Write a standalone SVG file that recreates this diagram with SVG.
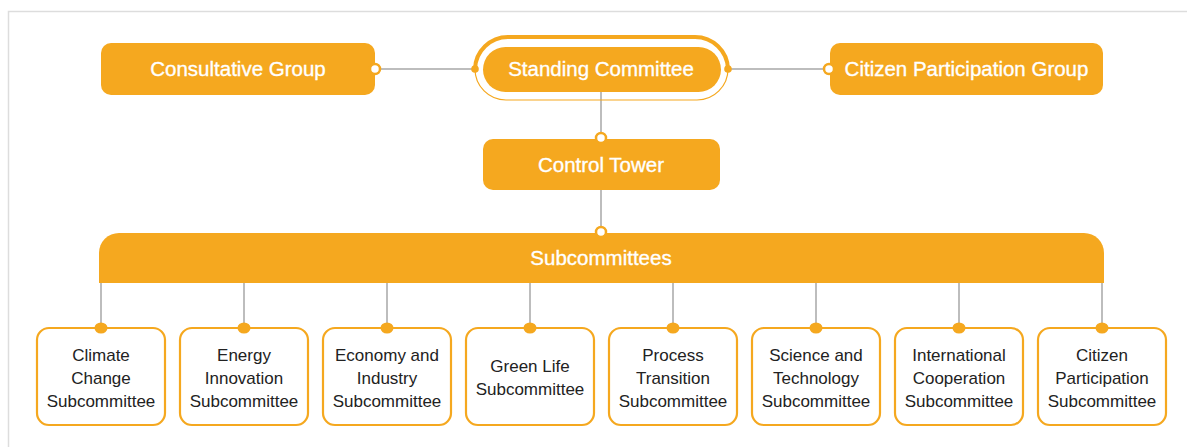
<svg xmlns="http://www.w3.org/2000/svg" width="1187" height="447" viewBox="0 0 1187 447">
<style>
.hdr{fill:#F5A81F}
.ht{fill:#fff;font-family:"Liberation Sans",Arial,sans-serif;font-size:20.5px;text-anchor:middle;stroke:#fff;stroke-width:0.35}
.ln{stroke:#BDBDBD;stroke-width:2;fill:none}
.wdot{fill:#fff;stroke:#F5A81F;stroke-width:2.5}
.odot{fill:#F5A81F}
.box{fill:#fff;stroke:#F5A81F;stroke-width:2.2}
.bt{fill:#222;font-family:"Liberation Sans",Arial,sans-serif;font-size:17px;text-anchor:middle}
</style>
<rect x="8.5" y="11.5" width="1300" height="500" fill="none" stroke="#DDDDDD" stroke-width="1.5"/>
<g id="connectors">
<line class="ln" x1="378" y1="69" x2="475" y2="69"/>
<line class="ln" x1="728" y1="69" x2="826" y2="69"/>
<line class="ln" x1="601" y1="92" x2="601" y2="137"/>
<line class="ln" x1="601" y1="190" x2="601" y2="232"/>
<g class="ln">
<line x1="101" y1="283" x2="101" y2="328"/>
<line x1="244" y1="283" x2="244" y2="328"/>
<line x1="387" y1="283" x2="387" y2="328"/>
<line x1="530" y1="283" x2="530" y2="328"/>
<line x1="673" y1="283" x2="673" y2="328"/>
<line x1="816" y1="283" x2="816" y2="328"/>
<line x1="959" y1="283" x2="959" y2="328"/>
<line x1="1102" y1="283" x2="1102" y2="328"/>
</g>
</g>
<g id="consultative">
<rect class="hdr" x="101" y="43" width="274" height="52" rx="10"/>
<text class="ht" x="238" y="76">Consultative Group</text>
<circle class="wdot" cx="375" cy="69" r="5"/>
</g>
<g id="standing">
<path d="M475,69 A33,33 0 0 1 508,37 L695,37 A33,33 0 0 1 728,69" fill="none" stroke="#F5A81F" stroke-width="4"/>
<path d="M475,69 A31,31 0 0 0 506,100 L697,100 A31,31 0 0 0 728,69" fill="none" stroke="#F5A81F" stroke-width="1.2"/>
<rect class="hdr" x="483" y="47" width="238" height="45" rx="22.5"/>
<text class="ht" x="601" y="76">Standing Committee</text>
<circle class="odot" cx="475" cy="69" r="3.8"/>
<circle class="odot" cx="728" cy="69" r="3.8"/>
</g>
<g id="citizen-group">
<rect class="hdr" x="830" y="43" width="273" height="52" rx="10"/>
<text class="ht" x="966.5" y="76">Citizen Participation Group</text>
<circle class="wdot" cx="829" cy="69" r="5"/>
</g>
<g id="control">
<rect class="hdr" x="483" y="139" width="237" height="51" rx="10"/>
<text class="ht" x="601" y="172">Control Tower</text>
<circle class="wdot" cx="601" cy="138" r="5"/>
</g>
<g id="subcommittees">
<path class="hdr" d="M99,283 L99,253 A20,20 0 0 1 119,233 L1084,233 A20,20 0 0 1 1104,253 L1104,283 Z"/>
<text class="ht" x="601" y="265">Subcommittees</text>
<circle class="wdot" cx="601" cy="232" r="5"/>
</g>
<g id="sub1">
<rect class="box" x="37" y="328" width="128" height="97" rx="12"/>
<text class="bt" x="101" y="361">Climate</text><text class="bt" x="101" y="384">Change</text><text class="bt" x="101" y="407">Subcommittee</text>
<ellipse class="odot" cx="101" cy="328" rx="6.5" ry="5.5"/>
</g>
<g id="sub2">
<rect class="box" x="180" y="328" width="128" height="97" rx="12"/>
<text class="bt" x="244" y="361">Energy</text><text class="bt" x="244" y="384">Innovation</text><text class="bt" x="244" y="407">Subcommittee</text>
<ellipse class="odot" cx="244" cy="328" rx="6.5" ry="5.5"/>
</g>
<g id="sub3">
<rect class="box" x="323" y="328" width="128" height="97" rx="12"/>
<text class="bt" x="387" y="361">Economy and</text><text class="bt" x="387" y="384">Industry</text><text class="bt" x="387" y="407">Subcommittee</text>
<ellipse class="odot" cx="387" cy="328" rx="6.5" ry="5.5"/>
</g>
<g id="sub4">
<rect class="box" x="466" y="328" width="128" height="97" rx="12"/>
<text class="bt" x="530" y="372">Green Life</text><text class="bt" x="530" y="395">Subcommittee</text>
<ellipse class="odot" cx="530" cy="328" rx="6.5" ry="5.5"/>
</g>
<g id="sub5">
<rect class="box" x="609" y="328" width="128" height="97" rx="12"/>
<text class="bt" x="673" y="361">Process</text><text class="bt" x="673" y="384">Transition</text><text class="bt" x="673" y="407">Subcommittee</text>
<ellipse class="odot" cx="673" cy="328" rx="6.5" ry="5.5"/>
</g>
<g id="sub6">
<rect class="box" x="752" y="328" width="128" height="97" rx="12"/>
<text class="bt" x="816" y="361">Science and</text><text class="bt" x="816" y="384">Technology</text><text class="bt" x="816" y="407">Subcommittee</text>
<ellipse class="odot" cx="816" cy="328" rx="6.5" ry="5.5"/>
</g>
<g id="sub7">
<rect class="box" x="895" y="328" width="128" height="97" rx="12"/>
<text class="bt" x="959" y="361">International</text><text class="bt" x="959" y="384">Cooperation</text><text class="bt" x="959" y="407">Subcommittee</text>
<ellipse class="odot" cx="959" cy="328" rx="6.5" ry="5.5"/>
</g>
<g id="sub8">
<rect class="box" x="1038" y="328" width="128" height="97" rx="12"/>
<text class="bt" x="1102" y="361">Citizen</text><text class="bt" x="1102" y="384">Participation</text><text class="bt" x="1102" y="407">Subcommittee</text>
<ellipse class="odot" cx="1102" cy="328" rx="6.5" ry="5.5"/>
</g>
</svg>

==================================================

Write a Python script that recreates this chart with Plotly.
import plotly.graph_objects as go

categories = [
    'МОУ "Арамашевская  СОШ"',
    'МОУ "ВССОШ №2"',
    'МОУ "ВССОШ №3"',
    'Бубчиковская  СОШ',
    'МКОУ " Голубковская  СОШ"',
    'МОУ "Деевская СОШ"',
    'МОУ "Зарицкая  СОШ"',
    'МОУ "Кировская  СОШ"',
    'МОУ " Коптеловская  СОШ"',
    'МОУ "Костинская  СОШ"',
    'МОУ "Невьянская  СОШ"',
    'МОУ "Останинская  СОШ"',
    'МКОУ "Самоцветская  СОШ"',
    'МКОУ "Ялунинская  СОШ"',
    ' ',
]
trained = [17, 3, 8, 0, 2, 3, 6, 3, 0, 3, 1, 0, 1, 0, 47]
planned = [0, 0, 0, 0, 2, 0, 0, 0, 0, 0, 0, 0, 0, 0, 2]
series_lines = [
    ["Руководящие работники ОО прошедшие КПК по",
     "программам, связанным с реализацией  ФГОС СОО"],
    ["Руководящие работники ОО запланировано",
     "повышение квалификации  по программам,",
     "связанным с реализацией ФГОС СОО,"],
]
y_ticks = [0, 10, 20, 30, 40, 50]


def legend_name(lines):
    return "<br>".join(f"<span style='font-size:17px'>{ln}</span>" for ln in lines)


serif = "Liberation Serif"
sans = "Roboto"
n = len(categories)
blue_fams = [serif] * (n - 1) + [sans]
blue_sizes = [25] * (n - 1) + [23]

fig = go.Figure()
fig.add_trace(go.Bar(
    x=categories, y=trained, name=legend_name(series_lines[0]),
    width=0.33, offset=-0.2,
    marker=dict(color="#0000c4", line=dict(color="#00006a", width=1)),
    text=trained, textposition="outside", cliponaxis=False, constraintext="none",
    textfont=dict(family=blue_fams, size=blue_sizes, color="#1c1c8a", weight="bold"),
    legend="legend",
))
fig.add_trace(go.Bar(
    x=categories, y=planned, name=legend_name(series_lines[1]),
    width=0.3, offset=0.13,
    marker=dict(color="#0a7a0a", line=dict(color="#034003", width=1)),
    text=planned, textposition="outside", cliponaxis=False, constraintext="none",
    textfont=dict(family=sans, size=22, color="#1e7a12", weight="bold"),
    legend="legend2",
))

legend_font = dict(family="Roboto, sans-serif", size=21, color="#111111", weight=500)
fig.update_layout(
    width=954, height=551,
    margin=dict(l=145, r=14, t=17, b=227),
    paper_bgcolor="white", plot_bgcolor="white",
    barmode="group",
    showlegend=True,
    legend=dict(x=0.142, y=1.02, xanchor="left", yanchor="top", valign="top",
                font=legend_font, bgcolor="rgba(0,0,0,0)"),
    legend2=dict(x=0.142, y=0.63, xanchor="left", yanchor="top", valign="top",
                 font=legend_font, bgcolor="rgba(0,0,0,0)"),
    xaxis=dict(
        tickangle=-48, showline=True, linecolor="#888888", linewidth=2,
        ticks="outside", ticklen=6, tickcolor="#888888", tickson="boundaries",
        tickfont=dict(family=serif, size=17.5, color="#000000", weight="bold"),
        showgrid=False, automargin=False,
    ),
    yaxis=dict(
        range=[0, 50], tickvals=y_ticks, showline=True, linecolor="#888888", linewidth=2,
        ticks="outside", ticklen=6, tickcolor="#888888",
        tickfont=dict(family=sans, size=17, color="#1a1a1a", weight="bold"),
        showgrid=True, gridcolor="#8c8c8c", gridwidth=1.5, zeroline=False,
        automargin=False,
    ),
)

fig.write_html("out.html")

==================================================

_Task requirements_:
Give again only the lines that run from the line with "Write a Python" to the line with "import plotly.graph_objects as go". Include both of those lines exactly as written.

_Solution_:
Write a Python script that recreates this chart with Plotly.
import plotly.graph_objects as go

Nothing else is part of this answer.